I could see this extending way beyond just fashion and clothing, and so does Purna. She let us into a project at Microsoft charged with the task of developing virtual interactive buying experiences through the use of their VR technology ‘Hololens.’
With this technology, you may soon be able to step into a hotel room and check it out before you book it in real life, or visit a virtual website and download a sofa to make sure it fits in your living room.
How can we action this now?
All talk of the future aside retailers can act now by taking another look at their social media engagement on photo sharing apps and the quality of their images. Retailers can start making use of the technology developed in Pinterest and can be sure that similar technologies will be adopted by Instagram and other image sharing platforms. What’s more Purna tells us that $30Billion will spent on image recognition technology in the next 4 years so we can assume that this technology will keep pushing forward.

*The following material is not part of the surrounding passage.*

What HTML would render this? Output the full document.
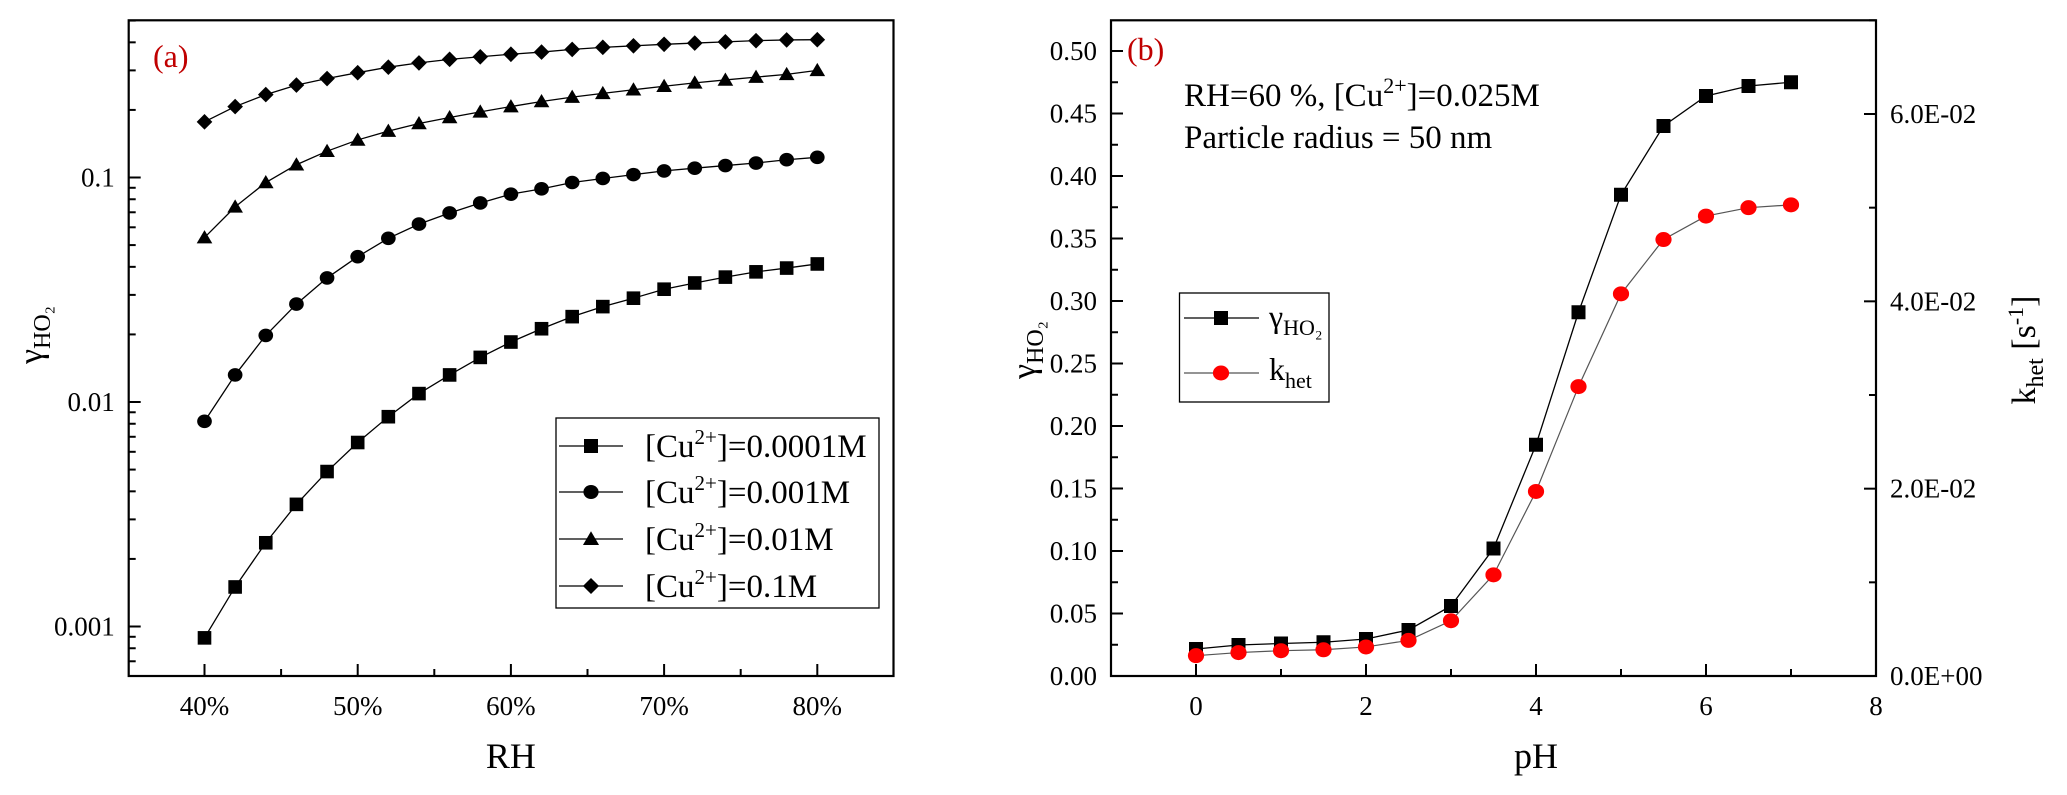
<!DOCTYPE html>
<html><head><meta charset="utf-8"><style>
html,body{margin:0;padding:0;background:#fff;}
svg{display:block;font-family:"Liberation Serif",serif;}
svg text{font-family:"Liberation Serif",serif;}
</style></head><body>
<svg id="fig" width="2067" height="795" viewBox="0 0 2067 795" font-family="Liberation Serif, serif"></svg>
<script>
// ---- Panel (a) data ----
const rhValues = [40,42,44,46,48,50,52,54,56,58,60,62,64,66,68,70,72,74,76,78,80];
const gammaCu00001 = [0.00089,0.0015,0.00236,0.0035,0.0049,0.0066,0.0086,0.0109,0.0132,0.0158,0.0185,0.0212,0.024,0.0266,0.029,0.0318,0.0339,0.036,0.038,0.0395,0.0412];
const gammaCu0001 = [0.0082,0.0132,0.0198,0.0273,0.0357,0.0444,0.0536,0.062,0.0695,0.077,0.0843,0.089,0.095,0.099,0.103,0.107,0.110,0.113,0.116,0.120,0.123];
const gammaCu001 = [0.054,0.074,0.095,0.114,0.131,0.147,0.161,0.174,0.185,0.196,0.207,0.218,0.228,0.237,0.246,0.255,0.264,0.272,0.280,0.288,0.300];
const gammaCu01 = [0.177,0.207,0.234,0.258,0.276,0.293,0.310,0.324,0.336,0.345,0.354,0.362,0.372,0.380,0.386,0.392,0.397,0.402,0.407,0.410,0.411];
const seriesLabelsA = ["0.0001M","0.001M","0.01M","0.1M"];
const rhTicks = [40,50,60,70,80];
const logTicks = [0.001,0.01,0.1];
const logTickLabels = ["0.001","0.01","0.1"];
// ---- Panel (b) data ----
const phValues = [0,0.5,1,1.5,2,2.5,3,3.5,4,4.5,5,5.5,6,6.5,7];
const gammaPH = [0.0216,0.0248,0.026,0.027,0.0296,0.0368,0.056,0.102,0.185,0.291,0.385,0.44,0.464,0.472,0.475];
const khetPH = [0.00217,0.0025,0.0027,0.0028,0.0031,0.0038,0.0059,0.0108,0.0197,0.0309,0.0408,0.0466,0.0491,0.0500,0.0503];
const phTicks = [0,2,4,6,8];
const gammaTicks = [0,0.05,0.1,0.15,0.2,0.25,0.3,0.35,0.4,0.45,0.5];
const khetTicks = [0,0.02,0.04,0.06];
const khetTickLabels = ["0.0E+00","2.0E-02","4.0E-02","6.0E-02"];

const NS="http://www.w3.org/2000/svg";
const svg=document.getElementById('fig');
function el(tag,attrs,parent,text){const e=document.createElementNS(NS,tag);for(const k in attrs)e.setAttribute(k,attrs[k]);if(text!==undefined)e.textContent=text;(parent||svg).appendChild(e);return e;}

const A={l:128.7,r:893.5,t:20.3,b:676};
const xA=v=>204.5+(v-40)*15.32;
const yA=v=>177.5-(Math.log10(v)+1)*224.5;
const B={l:1111,r:1876,t:20.3,b:676};
const xB=v=>1196+v*85;
const yB=v=>676-v*1250;
const yK=v=>676-v*(562/0.06);

function marker(g,shape,x,y,s,fill){
  let m;
  if(shape==='square') m=el('rect',{x:x-s,y:y-s,width:2*s,height:2*s,fill:fill},g);
  else if(shape==='circle') m=el('ellipse',{cx:x,cy:y,rx:s*1.08,ry:s,fill:fill},g);
  else if(shape==='triangle') m=el('polygon',{points:`${x},${y-s*1.1} ${x+s*1.15},${y+s*0.85} ${x-s*1.15},${y+s*0.85}`,fill:fill},g);
  else m=el('polygon',{points:`${x},${y-s*1.15} ${x+s*1.15},${y} ${x},${y+s*1.15} ${x-s*1.15},${y}`,fill:fill},g);
  return m;
}

// ===== Panel A =====
const gA=el('g',{});  
const frA=el('rect',{x:A.l,y:A.t,width:A.r-A.l,height:A.b-A.t,fill:'none',stroke:'#000','stroke-width':2.2},gA);
 
for(let d=-4;d<=0;d++){for(let m=1;m<=9;m++){const v=m*Math.pow(10,d);const y=yA(v);if(y<A.t||y>A.b)continue;
  const len=m===1?12:7;const t=el('line',{x1:A.l,x2:A.l+len,y1:y,y2:y,stroke:'#000','stroke-width':2},gA);
   }}
logTicks.forEach((v,i)=>{const t=el('text',{x:A.l-14,y:yA(v)+9,'font-size':27,'text-anchor':'end'},gA,logTickLabels[i]);
   });
for(let v=35;v<=85;v+=5){const x=xA(v);if(x<A.l||x>A.r)continue;const len=v%10===0?12:7;
  const t=el('line',{x1:x,x2:x,y1:A.b,y2:A.b-len,stroke:'#000','stroke-width':2},gA);
   }
rhTicks.forEach(v=>{const t=el('text',{x:xA(v),y:715,'font-size':27,'text-anchor':'middle'},gA,v+'%');
   });
const xtA=el('text',{x:xA(60),y:768,'font-size':36,'text-anchor':'middle'},gA,'RH');
 
const ytA=el('text',{transform:'translate(42,335) rotate(-90)','font-size':34,'text-anchor':'middle'},gA);
 
el('tspan',{},ytA,'γ'); el('tspan',{'font-size':24,dy:8},ytA,'HO₂');
const laA=el('text',{x:153,y:67,'font-size':32,fill:'#c00000'},gA,'(a)');
 
const seriesA=[gammaCu00001,gammaCu0001,gammaCu001,gammaCu01];
const shapesA=['square','circle','triangle','diamond'];
seriesA.forEach((vals,si)=>{
  const g=el('g',{},gA);  
  const pts=vals.map((v,i)=>xA(rhValues[i])+','+yA(v)).join(' ');
  const pl=el('polyline',{points:pts,fill:'none',stroke:'#000','stroke-width':1.3},g);
   
  vals.forEach((v,i)=>{const m=marker(g,shapesA[si],xA(rhValues[i]),yA(v),6.8,'#000');
     });
});
const lgA=el('g',{},gA);  
el('rect',{x:556,y:418,width:323,height:190,fill:'#fff',stroke:'#000','stroke-width':1.3},lgA);
const rowY=[446,492,539,586];
seriesLabelsA.forEach((lab,i)=>{
  const e=el('g',{},lgA);  
  el('line',{x1:559,x2:623,y1:rowY[i],y2:rowY[i],stroke:'#000','stroke-width':1.3},e);
  marker(e,shapesA[i],591,rowY[i],7,'#000');
  const t=el('text',{x:645,y:rowY[i]+11,'font-size':33},e,'[Cu');
  el('tspan',{'font-size':21,dy:-13},t,'2+'); el('tspan',{dy:13},t,']='+lab);
});

// ===== Panel B =====
const gB=el('g',{});  
const frB=el('rect',{x:B.l,y:B.t,width:B.r-B.l,height:B.b-B.t,fill:'none',stroke:'#000','stroke-width':2.2},gB);
 
for(let v=0;v<=0.525;v+=0.025){const y=yB(v);if(y<B.t)continue;const major=Math.round(v*1000)%50===0;
  const t=el('line',{x1:B.l,x2:B.l+(major?12:7),y1:y,y2:y,stroke:'#000','stroke-width':2},gB);
   }
gammaTicks.forEach(v=>{const t=el('text',{x:B.l-14,y:yB(v)+9,'font-size':27,'text-anchor':'end'},gB,v.toFixed(2));
   });
for(let v=0;v<=0.07;v+=0.01){const y=yK(v);if(y<B.t)continue;const major=Math.round(v*100)%2===0;
  const t=el('line',{x1:B.r,x2:B.r-(major?12:7),y1:y,y2:y,stroke:'#000','stroke-width':2},gB);
   }
khetTicks.forEach((v,i)=>{const t=el('text',{x:B.r+14,y:yK(v)+9,'font-size':27},gB,khetTickLabels[i]);
   });
for(let v=-1;v<=8;v+=1){const x=xB(v);if(x<B.l||x>B.r)continue;const major=v%2===0;
  const t=el('line',{x1:x,x2:x,y1:B.b,y2:B.b-(major?12:7),stroke:'#000','stroke-width':2},gB);
   }
phTicks.forEach(v=>{const t=el('text',{x:xB(v),y:715,'font-size':27,'text-anchor':'middle'},gB,String(v));
   });
const xtB=el('text',{x:xB(4),y:768,'font-size':36,'text-anchor':'middle'},gB,'pH');
 
const ytB=el('text',{transform:'translate(1035,350) rotate(-90)','font-size':34,'text-anchor':'middle'},gB);
 
el('tspan',{},ytB,'γ'); el('tspan',{'font-size':24,dy:8},ytB,'HO₂');
const y2t=el('text',{transform:'translate(2035,350) rotate(-90)','font-size':34,'text-anchor':'middle'},gB);
 
el('tspan',{},y2t,'k'); el('tspan',{'font-size':24,dy:8},y2t,'het'); el('tspan',{dy:-8},y2t,' [s'); el('tspan',{'font-size':22,dy:-12},y2t,'-1'); el('tspan',{dy:12},y2t,']');
const laB=el('text',{x:1127,y:60,'font-size':32,fill:'#c00000'},gB,'(b)');
 
const an1=el('text',{x:1184,y:106,'font-size':33},gB,'RH=60 %, [Cu');
 
el('tspan',{'font-size':22,dy:-13},an1,'2+'); el('tspan',{dy:13},an1,']=0.025M');
const an2=el('text',{x:1184,y:148,'font-size':33},gB,'Particle radius = 50 nm');
 
const sg=el('g',{},gB);  
const pg=el('polyline',{points:gammaPH.map((v,i)=>xB(phValues[i])+','+yB(v)).join(' '),fill:'none',stroke:'#000','stroke-width':1.3},sg);
 
const sk=el('g',{},gB);  
const pk=el('polyline',{points:khetPH.map((v,i)=>xB(phValues[i])+','+yK(v)).join(' '),fill:'none',stroke:'#555','stroke-width':1.2},sk);
 
gammaPH.forEach((v,i)=>{const m=marker(sg,'square',xB(phValues[i]),yB(v),7,'#000');
   });
khetPH.forEach((v,i)=>{const m=marker(sk,'circle',xB(phValues[i]),yK(v),7.5,'#f00');
   });
const lgB=el('g',{},gB);  
el('rect',{x:1179.5,y:293,width:149.5,height:109,fill:'#fff',stroke:'#000','stroke-width':1.3},lgB);
const e1=el('g',{},lgB);  
el('line',{x1:1184,x2:1259,y1:318,y2:318,stroke:'#000','stroke-width':1.3},e1);
marker(e1,'square',1221,318,7,'#000');
const t1=el('text',{x:1269,y:327,'font-size':32},e1,'γ'); el('tspan',{'font-size':22,dy:8},t1,'HO₂');
const e2=el('g',{},lgB);  
el('line',{x1:1184,x2:1259,y1:373,y2:373,stroke:'#555','stroke-width':1.2},e2);
marker(e2,'circle',1221,373,7.5,'#f00');
const t2=el('text',{x:1269,y:380,'font-size':32},e2,'k'); el('tspan',{'font-size':22,dy:8},t2,'het');
</script>
</body></html>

Businesses should ensure their image game is tight on their sites too, ensuring they are optimised with Alt tag descriptions and are indexed by Google image search. The more detailed and descriptive imagery you can provide the better. Retailers should look out for opportunities to be early adopters of this image recognition technology to open up new revenue streams and tap into a shift in the way we shop.
Although text search still dominates in 2017, emerging technologies such as virtual reality, voice search and image recognition could lead to a shift in the way we find and consume information and ultimately make purchase decisions. Consumers will be using our voice and visuals to find out products across a wider range of applications other than Google generating a larger chunk of sales and leads.